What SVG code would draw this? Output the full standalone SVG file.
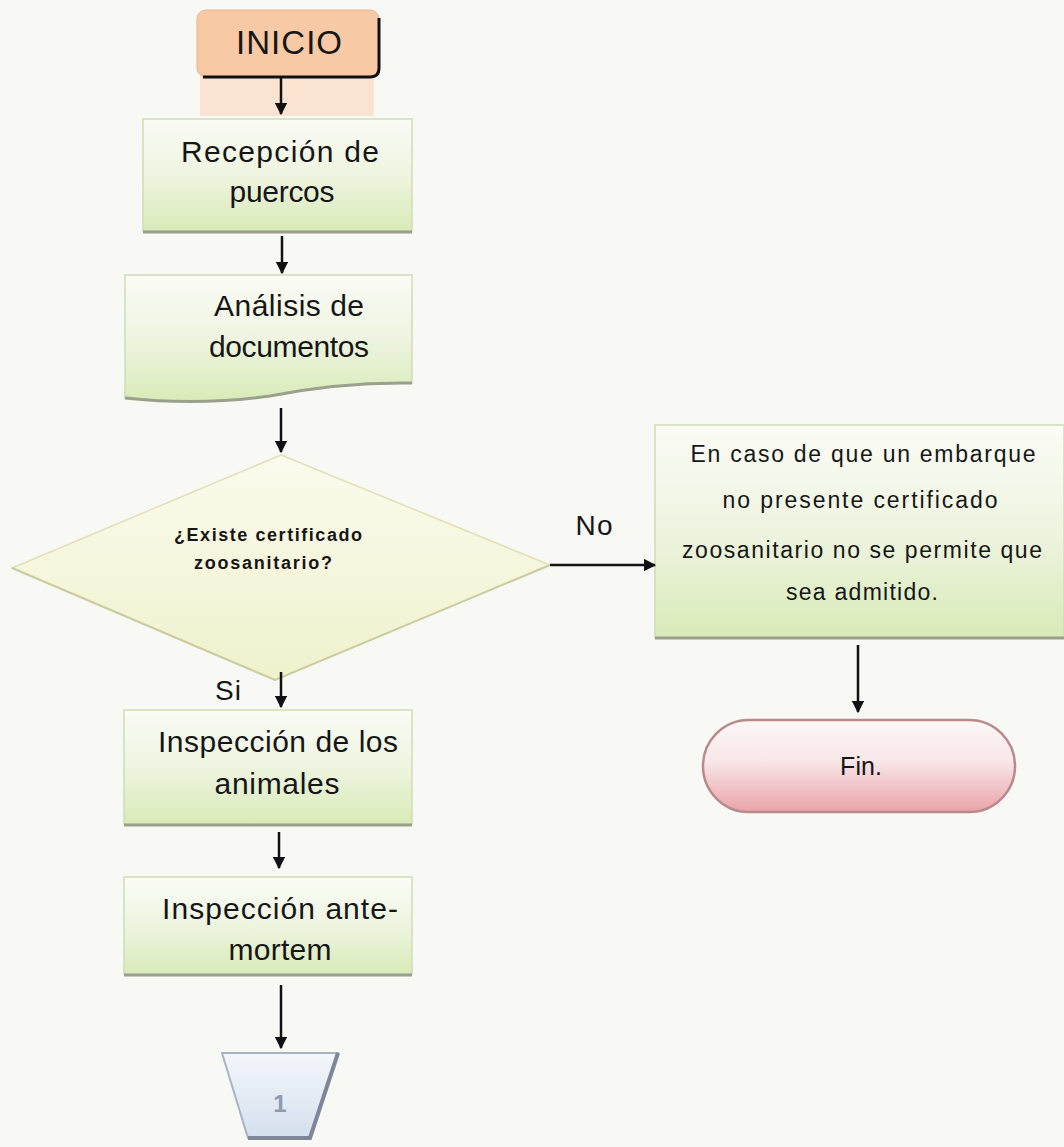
<svg xmlns="http://www.w3.org/2000/svg" width="1064" height="1147" viewBox="0 0 1064 1147">
<defs>
<linearGradient id="gGreen" x1="0" y1="0" x2="0" y2="1">
<stop offset="0" stop-color="#fbfcf6"/><stop offset="0.5" stop-color="#eef4e0"/><stop offset="1" stop-color="#d9ebb8"/>
</linearGradient>
<linearGradient id="gDiam" x1="0" y1="0" x2="0" y2="1">
<stop offset="0" stop-color="#fbfbee"/><stop offset="1" stop-color="#f0f1cc"/>
</linearGradient>
<linearGradient id="gPink" x1="0" y1="0" x2="0" y2="1">
<stop offset="0" stop-color="#fdf7f7"/><stop offset="0.45" stop-color="#f8e6e8"/><stop offset="1" stop-color="#eaa3a8"/>
</linearGradient>
<linearGradient id="gTrap" x1="0" y1="0" x2="0" y2="1">
<stop offset="0" stop-color="#f4f7fb"/><stop offset="1" stop-color="#d5e0ee"/>
</linearGradient>
<marker id="arr" viewBox="0 0 10 10" refX="9" refY="5" markerWidth="5" markerHeight="5" orient="auto">
<path d="M0,0 L10,5 L0,10 z" fill="#111"/>
</marker>
</defs>
<style>
.box{fill:url(#gGreen);stroke:#cfdcb8;stroke-width:1.5}
.sh{fill:none;stroke:#9aa08c;stroke-width:3}
.t{font-family:"Liberation Sans",Arial,sans-serif;fill:#161616;text-anchor:middle}
.big{font-size:30px}
.mid{font-size:23px}
.conn line{stroke:#111;stroke-width:2.5;marker-end:url(#arr)}
</style>
<rect width="1064" height="1147" fill="#f8f8f5"/>

<g id="inicio">
<rect x="200" y="76" width="174" height="40" fill="#fbe3d2"/>
<rect x="197" y="10" width="182" height="67" rx="9" fill="#f7c9a5" stroke="#e8b590" stroke-width="1"/>
<path d="M379,18 L379,68 Q379,77 370,77 L203,77" fill="none" stroke="#111" stroke-width="3"/>
<text class="t" x="289" y="54" font-size="33" textLength="106">INICIO</text>
</g>

<g id="recepcion">
<rect class="box" x="143" y="119" width="269" height="112"/>
<line class="sh" x1="143" y1="232" x2="412" y2="232"/>
<text class="t big" x="280" y="162" textLength="198">Recepción de</text>
<text class="t big" x="282" y="202" textLength="105">puercos</text>
</g>

<g id="analisis">
<path class="box" d="M125,275 L412,275 L412,383 Q340,382 270,396 Q200,406 125,398 Z"/>
<path class="sh" d="M412,383 Q340,382 270,396 Q200,406 125,398"/>
<text class="t big" x="289" y="316" textLength="150">Análisis de</text>
<text class="t big" x="289" y="357" textLength="160">documentos</text>
</g>

<g id="decision">
<polygon points="281,455 550,565 275,680 12,568" fill="url(#gDiam)" stroke="#dfe1b4" stroke-width="1.5"/>
<path d="M550,565 L275,680 L12,568" fill="none" stroke="#c9cda0" stroke-width="2"/>
<text class="t" x="268" y="541" font-size="18" font-weight="bold" textLength="188">¿Existe certificado</text>
<text class="t" x="263" y="569" font-size="18" font-weight="bold" textLength="138">zoosanitario?</text>
</g>

<g id="rechazo">
<rect class="box" x="655" y="425" width="409" height="213"/>
<line class="sh" x1="655" y1="638" x2="1064" y2="638"/>
<text class="t mid" x="863" y="462" textLength="345">En caso de que un embarque</text>
<text class="t mid" x="860" y="508" textLength="275">no presente certificado</text>
<text class="t mid" x="862" y="558" textLength="360">zoosanitario no se permite que</text>
<text class="t mid" x="862" y="600" textLength="152">sea admitido.</text>
</g>

<g id="fin">
<rect x="703" y="720" width="312" height="92" rx="46" fill="url(#gPink)" stroke="#b88a8c" stroke-width="2.5"/>
<text class="t" x="861" y="775" font-size="25" textLength="42">Fin.</text>
</g>

<g id="inspeccion">
<rect class="box" x="124" y="710" width="288" height="114"/>
<line class="sh" x1="124" y1="825" x2="412" y2="825"/>
<text class="t big" x="278" y="752" textLength="240">Inspección de los</text>
<text class="t big" x="277" y="794" textLength="125">animales</text>
</g>

<g id="antemortem">
<rect class="box" x="124" y="877" width="288" height="97"/>
<line class="sh" x1="124" y1="975" x2="412" y2="975"/>
<text class="t big" x="280" y="919" textLength="236">Inspección ante-</text>
<text class="t big" x="280" y="960" textLength="103">mortem</text>
</g>

<g id="conector1">
<polygon points="222,1053 338,1053 310,1138 248,1138" fill="url(#gTrap)" stroke="#a9b3c3" stroke-width="2"/>
<path d="M338,1053 L310,1138 L248,1138" fill="none" stroke="#7d8799" stroke-width="4"/>
<text class="t" x="280" y="1112" font-size="24" font-weight="bold" style="fill:#8e9bb0">1</text>
</g>

<g class="conn">
<line x1="281" y1="78" x2="281" y2="114"/>
<line x1="282" y1="236" x2="282" y2="273"/>
<line x1="281" y1="408" x2="281" y2="452"/>
<line x1="550" y1="565" x2="655" y2="565"/>
<line x1="281" y1="672" x2="281" y2="707"/>
<line x1="279" y1="832" x2="279" y2="868"/>
<line x1="281" y1="985" x2="281" y2="1048"/>
<line x1="858" y1="645" x2="858" y2="712"/>
</g>
<text class="t" x="594" y="535" font-size="28" textLength="37">No</text>
<text class="t" x="228" y="700" font-size="28" textLength="26">Si</text>
</svg>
_____
**TASK DESCRIPTION:** Every line of the data should be copied as it stands, without the images.

**WRITTEN SOLUTION:**
What SVG code would draw this? Output the full standalone SVG file.
<svg xmlns="http://www.w3.org/2000/svg" width="1064" height="1147" viewBox="0 0 1064 1147">
<defs>
<linearGradient id="gGreen" x1="0" y1="0" x2="0" y2="1">
<stop offset="0" stop-color="#fbfcf6"/><stop offset="0.5" stop-color="#eef4e0"/><stop offset="1" stop-color="#d9ebb8"/>
</linearGradient>
<linearGradient id="gDiam" x1="0" y1="0" x2="0" y2="1">
<stop offset="0" stop-color="#fbfbee"/><stop offset="1" stop-color="#f0f1cc"/>
</linearGradient>
<linearGradient id="gPink" x1="0" y1="0" x2="0" y2="1">
<stop offset="0" stop-color="#fdf7f7"/><stop offset="0.45" stop-color="#f8e6e8"/><stop offset="1" stop-color="#eaa3a8"/>
</linearGradient>
<linearGradient id="gTrap" x1="0" y1="0" x2="0" y2="1">
<stop offset="0" stop-color="#f4f7fb"/><stop offset="1" stop-color="#d5e0ee"/>
</linearGradient>
<marker id="arr" viewBox="0 0 10 10" refX="9" refY="5" markerWidth="5" markerHeight="5" orient="auto">
<path d="M0,0 L10,5 L0,10 z" fill="#111"/>
</marker>
</defs>
<style>
.box{fill:url(#gGreen);stroke:#cfdcb8;stroke-width:1.5}
.sh{fill:none;stroke:#9aa08c;stroke-width:3}
.t{font-family:"Liberation Sans",Arial,sans-serif;fill:#161616;text-anchor:middle}
.big{font-size:30px}
.mid{font-size:23px}
.conn line{stroke:#111;stroke-width:2.5;marker-end:url(#arr)}
</style>
<rect width="1064" height="1147" fill="#f8f8f5"/>

<g id="inicio">
<rect x="200" y="76" width="174" height="40" fill="#fbe3d2"/>
<rect x="197" y="10" width="182" height="67" rx="9" fill="#f7c9a5" stroke="#e8b590" stroke-width="1"/>
<path d="M379,18 L379,68 Q379,77 370,77 L203,77" fill="none" stroke="#111" stroke-width="3"/>
<text class="t" x="289" y="54" font-size="33" textLength="106">INICIO</text>
</g>

<g id="recepcion">
<rect class="box" x="143" y="119" width="269" height="112"/>
<line class="sh" x1="143" y1="232" x2="412" y2="232"/>
<text class="t big" x="280" y="162" textLength="198">Recepción de</text>
<text class="t big" x="282" y="202" textLength="105">puercos</text>
</g>

<g id="analisis">
<path class="box" d="M125,275 L412,275 L412,383 Q340,382 270,396 Q200,406 125,398 Z"/>
<path class="sh" d="M412,383 Q340,382 270,396 Q200,406 125,398"/>
<text class="t big" x="289" y="316" textLength="150">Análisis de</text>
<text class="t big" x="289" y="357" textLength="160">documentos</text>
</g>

<g id="decision">
<polygon points="281,455 550,565 275,680 12,568" fill="url(#gDiam)" stroke="#dfe1b4" stroke-width="1.5"/>
<path d="M550,565 L275,680 L12,568" fill="none" stroke="#c9cda0" stroke-width="2"/>
<text class="t" x="268" y="541" font-size="18" font-weight="bold" textLength="188">¿Existe certificado</text>
<text class="t" x="263" y="569" font-size="18" font-weight="bold" textLength="138">zoosanitario?</text>
</g>

<g id="rechazo">
<rect class="box" x="655" y="425" width="409" height="213"/>
<line class="sh" x1="655" y1="638" x2="1064" y2="638"/>
<text class="t mid" x="863" y="462" textLength="345">En caso de que un embarque</text>
<text class="t mid" x="860" y="508" textLength="275">no presente certificado</text>
<text class="t mid" x="862" y="558" textLength="360">zoosanitario no se permite que</text>
<text class="t mid" x="862" y="600" textLength="152">sea admitido.</text>
</g>

<g id="fin">
<rect x="703" y="720" width="312" height="92" rx="46" fill="url(#gPink)" stroke="#b88a8c" stroke-width="2.5"/>
<text class="t" x="861" y="775" font-size="25" textLength="42">Fin.</text>
</g>

<g id="inspeccion">
<rect class="box" x="124" y="710" width="288" height="114"/>
<line class="sh" x1="124" y1="825" x2="412" y2="825"/>
<text class="t big" x="278" y="752" textLength="240">Inspección de los</text>
<text class="t big" x="277" y="794" textLength="125">animales</text>
</g>

<g id="antemortem">
<rect class="box" x="124" y="877" width="288" height="97"/>
<line class="sh" x1="124" y1="975" x2="412" y2="975"/>
<text class="t big" x="280" y="919" textLength="236">Inspección ante-</text>
<text class="t big" x="280" y="960" textLength="103">mortem</text>
</g>

<g id="conector1">
<polygon points="222,1053 338,1053 310,1138 248,1138" fill="url(#gTrap)" stroke="#a9b3c3" stroke-width="2"/>
<path d="M338,1053 L310,1138 L248,1138" fill="none" stroke="#7d8799" stroke-width="4"/>
<text class="t" x="280" y="1112" font-size="24" font-weight="bold" style="fill:#8e9bb0">1</text>
</g>

<g class="conn">
<line x1="281" y1="78" x2="281" y2="114"/>
<line x1="282" y1="236" x2="282" y2="273"/>
<line x1="281" y1="408" x2="281" y2="452"/>
<line x1="550" y1="565" x2="655" y2="565"/>
<line x1="281" y1="672" x2="281" y2="707"/>
<line x1="279" y1="832" x2="279" y2="868"/>
<line x1="281" y1="985" x2="281" y2="1048"/>
<line x1="858" y1="645" x2="858" y2="712"/>
</g>
<text class="t" x="594" y="535" font-size="28" textLength="37">No</text>
<text class="t" x="228" y="700" font-size="28" textLength="26">Si</text>
</svg>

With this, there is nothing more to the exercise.